## START RECORDS PROVIDED
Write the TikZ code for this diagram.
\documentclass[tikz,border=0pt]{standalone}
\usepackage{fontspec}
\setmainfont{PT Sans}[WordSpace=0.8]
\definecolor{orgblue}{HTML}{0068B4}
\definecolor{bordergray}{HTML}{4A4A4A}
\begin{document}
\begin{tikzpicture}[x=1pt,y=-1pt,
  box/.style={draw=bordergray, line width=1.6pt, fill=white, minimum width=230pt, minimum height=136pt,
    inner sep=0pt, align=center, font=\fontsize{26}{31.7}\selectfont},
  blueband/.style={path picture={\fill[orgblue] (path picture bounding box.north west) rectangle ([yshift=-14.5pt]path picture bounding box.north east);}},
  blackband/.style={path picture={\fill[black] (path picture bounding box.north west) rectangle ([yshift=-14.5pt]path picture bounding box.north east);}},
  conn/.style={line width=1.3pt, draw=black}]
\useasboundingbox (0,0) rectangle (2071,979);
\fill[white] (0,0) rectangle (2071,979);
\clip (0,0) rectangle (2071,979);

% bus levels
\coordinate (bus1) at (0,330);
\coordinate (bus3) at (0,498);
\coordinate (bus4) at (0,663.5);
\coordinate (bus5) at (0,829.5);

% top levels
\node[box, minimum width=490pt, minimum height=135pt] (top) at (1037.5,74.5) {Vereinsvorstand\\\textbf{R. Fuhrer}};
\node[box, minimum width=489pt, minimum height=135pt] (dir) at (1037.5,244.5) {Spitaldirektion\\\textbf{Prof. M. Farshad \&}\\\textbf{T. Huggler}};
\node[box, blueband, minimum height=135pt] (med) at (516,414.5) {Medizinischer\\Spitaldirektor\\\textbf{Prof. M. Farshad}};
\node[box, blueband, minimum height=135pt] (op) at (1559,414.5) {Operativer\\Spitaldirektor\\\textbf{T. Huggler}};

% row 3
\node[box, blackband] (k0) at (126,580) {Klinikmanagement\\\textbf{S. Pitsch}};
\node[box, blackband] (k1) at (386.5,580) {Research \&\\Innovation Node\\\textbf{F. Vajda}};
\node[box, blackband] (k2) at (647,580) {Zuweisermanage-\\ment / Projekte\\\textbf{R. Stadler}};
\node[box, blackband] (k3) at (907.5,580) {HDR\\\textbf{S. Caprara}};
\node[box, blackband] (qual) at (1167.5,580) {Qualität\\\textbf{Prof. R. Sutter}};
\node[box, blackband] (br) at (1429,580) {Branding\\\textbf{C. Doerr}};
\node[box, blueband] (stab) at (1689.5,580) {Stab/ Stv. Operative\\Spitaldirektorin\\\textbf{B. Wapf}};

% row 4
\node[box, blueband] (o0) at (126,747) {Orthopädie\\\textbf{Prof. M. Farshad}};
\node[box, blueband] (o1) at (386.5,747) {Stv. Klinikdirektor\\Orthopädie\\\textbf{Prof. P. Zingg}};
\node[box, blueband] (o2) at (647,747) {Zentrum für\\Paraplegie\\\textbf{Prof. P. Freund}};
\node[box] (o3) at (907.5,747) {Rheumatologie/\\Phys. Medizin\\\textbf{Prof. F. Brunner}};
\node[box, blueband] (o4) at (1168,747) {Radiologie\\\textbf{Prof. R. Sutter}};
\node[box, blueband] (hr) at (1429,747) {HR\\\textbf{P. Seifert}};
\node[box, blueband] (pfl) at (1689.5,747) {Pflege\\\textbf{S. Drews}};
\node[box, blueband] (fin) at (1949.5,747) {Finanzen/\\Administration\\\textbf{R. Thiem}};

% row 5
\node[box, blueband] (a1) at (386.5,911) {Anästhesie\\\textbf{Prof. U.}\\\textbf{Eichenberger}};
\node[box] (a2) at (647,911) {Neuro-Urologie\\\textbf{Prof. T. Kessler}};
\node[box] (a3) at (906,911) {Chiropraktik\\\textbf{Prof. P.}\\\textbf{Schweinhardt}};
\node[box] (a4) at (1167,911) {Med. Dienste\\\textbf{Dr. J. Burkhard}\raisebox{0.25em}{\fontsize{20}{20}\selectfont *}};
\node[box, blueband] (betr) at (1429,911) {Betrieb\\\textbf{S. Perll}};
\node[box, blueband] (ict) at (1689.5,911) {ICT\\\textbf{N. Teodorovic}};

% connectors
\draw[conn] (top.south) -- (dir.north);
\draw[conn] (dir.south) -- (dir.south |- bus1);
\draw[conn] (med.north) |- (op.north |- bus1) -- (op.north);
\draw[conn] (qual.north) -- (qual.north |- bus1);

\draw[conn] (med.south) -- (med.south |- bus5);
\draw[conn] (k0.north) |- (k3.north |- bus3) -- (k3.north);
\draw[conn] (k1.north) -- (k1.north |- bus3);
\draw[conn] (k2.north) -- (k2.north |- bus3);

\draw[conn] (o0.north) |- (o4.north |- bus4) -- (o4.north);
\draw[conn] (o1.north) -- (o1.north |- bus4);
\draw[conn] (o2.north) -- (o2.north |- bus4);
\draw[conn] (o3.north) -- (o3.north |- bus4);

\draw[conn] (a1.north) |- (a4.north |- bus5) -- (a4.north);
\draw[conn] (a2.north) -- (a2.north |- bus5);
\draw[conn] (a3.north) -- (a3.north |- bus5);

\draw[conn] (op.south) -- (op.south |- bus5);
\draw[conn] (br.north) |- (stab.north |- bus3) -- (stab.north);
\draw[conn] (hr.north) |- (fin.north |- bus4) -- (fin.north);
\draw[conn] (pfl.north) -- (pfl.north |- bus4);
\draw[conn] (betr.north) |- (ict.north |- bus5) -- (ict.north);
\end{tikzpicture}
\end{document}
## END RECORDS PROVIDED
## START RECORDS PROVIDED
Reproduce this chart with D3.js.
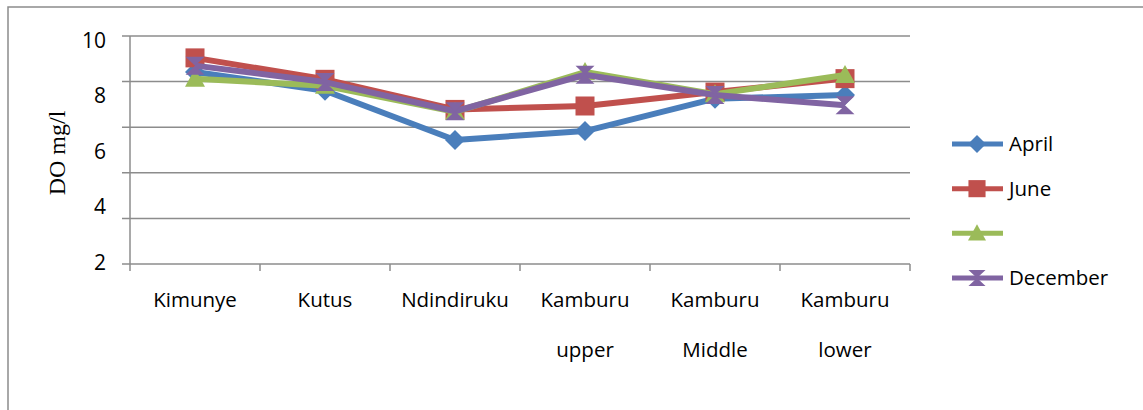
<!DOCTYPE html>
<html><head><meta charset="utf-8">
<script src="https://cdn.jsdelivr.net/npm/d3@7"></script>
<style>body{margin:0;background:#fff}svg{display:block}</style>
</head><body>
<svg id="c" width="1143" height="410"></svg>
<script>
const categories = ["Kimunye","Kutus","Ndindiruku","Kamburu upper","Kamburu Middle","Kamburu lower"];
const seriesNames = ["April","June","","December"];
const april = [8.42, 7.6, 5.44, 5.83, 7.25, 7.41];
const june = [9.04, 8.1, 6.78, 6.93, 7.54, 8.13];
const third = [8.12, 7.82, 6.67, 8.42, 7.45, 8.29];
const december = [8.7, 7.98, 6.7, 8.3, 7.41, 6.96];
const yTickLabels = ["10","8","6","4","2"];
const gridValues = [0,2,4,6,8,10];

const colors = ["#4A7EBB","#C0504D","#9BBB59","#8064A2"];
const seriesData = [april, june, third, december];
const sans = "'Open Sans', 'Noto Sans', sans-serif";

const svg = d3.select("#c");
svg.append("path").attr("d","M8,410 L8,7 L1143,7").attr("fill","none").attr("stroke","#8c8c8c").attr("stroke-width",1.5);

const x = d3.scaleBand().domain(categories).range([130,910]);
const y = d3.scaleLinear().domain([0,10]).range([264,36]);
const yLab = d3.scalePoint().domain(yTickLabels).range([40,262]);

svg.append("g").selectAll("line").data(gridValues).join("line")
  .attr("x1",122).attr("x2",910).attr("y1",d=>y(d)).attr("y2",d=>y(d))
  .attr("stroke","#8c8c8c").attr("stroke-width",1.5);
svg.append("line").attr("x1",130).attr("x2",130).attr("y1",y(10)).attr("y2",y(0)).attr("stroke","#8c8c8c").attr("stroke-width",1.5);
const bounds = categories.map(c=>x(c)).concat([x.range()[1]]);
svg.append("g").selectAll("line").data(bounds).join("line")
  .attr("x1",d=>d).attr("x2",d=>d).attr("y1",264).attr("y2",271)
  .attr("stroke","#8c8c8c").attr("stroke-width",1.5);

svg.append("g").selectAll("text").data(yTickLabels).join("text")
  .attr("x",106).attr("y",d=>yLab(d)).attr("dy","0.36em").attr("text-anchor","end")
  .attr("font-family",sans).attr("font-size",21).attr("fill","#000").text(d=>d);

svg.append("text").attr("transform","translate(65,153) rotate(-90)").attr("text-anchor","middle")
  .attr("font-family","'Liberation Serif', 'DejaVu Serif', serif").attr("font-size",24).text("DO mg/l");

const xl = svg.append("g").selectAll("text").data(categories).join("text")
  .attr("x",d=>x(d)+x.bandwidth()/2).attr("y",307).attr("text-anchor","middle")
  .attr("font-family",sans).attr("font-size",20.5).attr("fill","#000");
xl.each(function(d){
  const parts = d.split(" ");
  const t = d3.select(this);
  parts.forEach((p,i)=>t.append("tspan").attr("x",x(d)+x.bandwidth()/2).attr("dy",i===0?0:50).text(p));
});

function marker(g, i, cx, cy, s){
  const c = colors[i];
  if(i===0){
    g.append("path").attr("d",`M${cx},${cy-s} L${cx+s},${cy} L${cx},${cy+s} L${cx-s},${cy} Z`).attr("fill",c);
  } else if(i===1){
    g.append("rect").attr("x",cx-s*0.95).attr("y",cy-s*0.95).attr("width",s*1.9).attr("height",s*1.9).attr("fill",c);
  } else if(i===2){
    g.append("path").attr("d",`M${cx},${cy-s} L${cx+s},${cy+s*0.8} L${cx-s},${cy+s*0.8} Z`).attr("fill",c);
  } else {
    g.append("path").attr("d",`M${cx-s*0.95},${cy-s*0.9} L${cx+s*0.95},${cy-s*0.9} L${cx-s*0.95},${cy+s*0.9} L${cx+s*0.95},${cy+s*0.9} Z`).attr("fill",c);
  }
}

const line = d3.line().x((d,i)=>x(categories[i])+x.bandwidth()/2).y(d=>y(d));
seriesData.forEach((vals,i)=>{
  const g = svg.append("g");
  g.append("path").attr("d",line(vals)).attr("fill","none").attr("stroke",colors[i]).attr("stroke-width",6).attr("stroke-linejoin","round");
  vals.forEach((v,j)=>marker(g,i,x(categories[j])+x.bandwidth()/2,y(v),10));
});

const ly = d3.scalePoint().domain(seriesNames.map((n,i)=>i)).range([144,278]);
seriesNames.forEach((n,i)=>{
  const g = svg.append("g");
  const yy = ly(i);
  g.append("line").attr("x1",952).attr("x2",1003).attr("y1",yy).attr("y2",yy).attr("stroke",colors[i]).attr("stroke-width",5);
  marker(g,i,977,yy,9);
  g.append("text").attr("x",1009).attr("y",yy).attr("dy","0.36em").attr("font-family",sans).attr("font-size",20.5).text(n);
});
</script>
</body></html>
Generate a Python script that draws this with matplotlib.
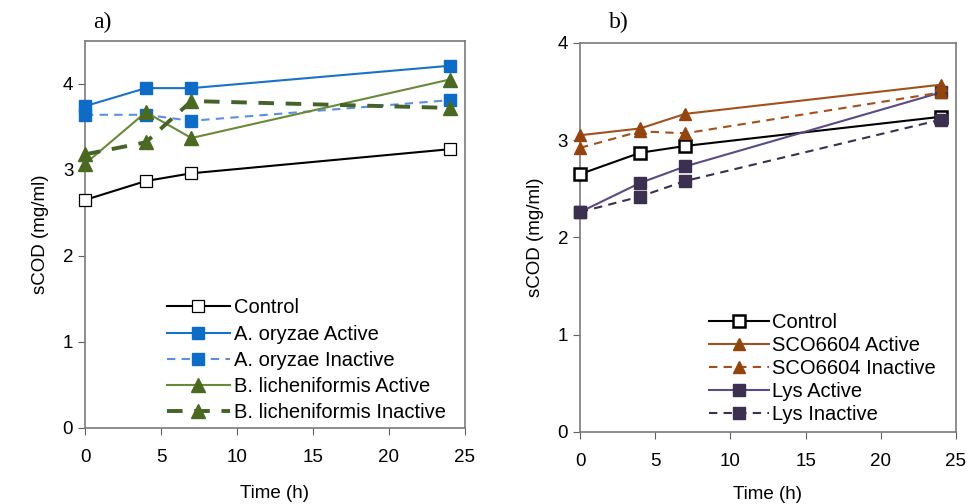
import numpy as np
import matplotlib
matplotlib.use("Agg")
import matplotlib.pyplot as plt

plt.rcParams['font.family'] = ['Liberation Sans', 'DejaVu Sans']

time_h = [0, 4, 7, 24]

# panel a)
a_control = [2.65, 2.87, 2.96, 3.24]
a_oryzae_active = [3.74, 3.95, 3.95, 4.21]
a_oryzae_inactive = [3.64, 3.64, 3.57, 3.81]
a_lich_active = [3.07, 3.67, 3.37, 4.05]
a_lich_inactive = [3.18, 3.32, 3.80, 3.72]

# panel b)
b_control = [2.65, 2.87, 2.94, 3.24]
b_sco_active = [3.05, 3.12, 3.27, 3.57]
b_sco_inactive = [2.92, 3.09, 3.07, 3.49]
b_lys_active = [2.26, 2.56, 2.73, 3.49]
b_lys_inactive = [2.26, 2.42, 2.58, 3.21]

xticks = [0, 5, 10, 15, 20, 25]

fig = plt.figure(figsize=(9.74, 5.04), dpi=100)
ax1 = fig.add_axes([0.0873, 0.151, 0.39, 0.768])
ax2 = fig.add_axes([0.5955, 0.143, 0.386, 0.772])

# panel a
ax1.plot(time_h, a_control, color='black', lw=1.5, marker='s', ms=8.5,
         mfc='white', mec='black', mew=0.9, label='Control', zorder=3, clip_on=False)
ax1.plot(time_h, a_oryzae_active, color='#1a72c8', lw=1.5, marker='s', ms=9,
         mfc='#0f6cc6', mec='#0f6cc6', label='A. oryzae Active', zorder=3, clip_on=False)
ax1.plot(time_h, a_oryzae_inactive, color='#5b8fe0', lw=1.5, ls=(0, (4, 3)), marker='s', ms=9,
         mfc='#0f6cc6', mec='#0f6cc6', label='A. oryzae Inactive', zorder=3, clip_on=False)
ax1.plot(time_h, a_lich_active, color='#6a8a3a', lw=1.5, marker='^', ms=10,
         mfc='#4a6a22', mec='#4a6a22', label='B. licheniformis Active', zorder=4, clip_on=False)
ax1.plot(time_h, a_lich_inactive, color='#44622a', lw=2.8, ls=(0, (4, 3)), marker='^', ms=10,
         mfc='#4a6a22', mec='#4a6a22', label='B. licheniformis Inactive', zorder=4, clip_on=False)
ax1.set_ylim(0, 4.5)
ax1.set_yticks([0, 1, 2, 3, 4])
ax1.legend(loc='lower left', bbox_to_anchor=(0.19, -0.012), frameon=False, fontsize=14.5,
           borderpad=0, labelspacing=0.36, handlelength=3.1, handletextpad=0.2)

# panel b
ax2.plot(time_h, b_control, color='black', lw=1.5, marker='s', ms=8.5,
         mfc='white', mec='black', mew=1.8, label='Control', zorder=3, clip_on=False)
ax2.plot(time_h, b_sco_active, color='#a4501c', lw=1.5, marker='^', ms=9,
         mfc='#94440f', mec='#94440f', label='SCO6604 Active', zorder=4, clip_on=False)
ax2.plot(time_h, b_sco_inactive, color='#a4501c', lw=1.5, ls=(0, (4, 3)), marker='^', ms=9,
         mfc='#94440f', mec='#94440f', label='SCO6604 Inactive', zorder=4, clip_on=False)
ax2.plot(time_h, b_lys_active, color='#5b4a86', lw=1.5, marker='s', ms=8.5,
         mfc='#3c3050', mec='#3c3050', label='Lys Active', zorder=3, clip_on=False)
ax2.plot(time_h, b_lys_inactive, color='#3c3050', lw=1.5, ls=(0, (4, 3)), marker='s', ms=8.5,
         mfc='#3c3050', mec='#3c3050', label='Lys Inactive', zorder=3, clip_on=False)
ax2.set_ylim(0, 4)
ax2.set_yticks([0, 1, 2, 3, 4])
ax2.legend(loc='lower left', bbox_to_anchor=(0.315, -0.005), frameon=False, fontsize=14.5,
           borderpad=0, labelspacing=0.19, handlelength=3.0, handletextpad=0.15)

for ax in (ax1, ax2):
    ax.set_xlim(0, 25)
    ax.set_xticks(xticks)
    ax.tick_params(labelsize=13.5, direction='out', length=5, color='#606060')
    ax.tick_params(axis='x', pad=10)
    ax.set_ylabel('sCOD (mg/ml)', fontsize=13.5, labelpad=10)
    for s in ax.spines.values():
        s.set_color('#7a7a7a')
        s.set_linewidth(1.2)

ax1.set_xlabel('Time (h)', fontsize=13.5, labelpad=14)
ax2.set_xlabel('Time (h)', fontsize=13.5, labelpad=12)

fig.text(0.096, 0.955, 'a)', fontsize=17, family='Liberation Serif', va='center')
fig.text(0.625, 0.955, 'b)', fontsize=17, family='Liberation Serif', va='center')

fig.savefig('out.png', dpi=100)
## END RECORDS PROVIDED
- [TO BE DONE]: Print exactly what appears from the line holding "Reproduce this chart with D3.js." down to the line holding "yLab = d3.scalePoint().domain(yTickLabels).range([40,262]);", both ends kept, leaving out the pictures.

- [EXERCISE ANSWER]:
Reproduce this chart with D3.js.
<!DOCTYPE html>
<html><head><meta charset="utf-8">
<script src="https://cdn.jsdelivr.net/npm/d3@7"></script>
<style>body{margin:0;background:#fff}svg{display:block}</style>
</head><body>
<svg id="c" width="1143" height="410"></svg>
<script>
const categories = ["Kimunye","Kutus","Ndindiruku","Kamburu upper","Kamburu Middle","Kamburu lower"];
const seriesNames = ["April","June","","December"];
const april = [8.42, 7.6, 5.44, 5.83, 7.25, 7.41];
const june = [9.04, 8.1, 6.78, 6.93, 7.54, 8.13];
const third = [8.12, 7.82, 6.67, 8.42, 7.45, 8.29];
const december = [8.7, 7.98, 6.7, 8.3, 7.41, 6.96];
const yTickLabels = ["10","8","6","4","2"];
const gridValues = [0,2,4,6,8,10];

const colors = ["#4A7EBB","#C0504D","#9BBB59","#8064A2"];
const seriesData = [april, june, third, december];
const sans = "'Open Sans', 'Noto Sans', sans-serif";

const svg = d3.select("#c");
svg.append("path").attr("d","M8,410 L8,7 L1143,7").attr("fill","none").attr("stroke","#8c8c8c").attr("stroke-width",1.5);

const x = d3.scaleBand().domain(categories).range([130,910]);
const y = d3.scaleLinear().domain([0,10]).range([264,36]);
const yLab = d3.scalePoint().domain(yTickLabels).range([40,262]);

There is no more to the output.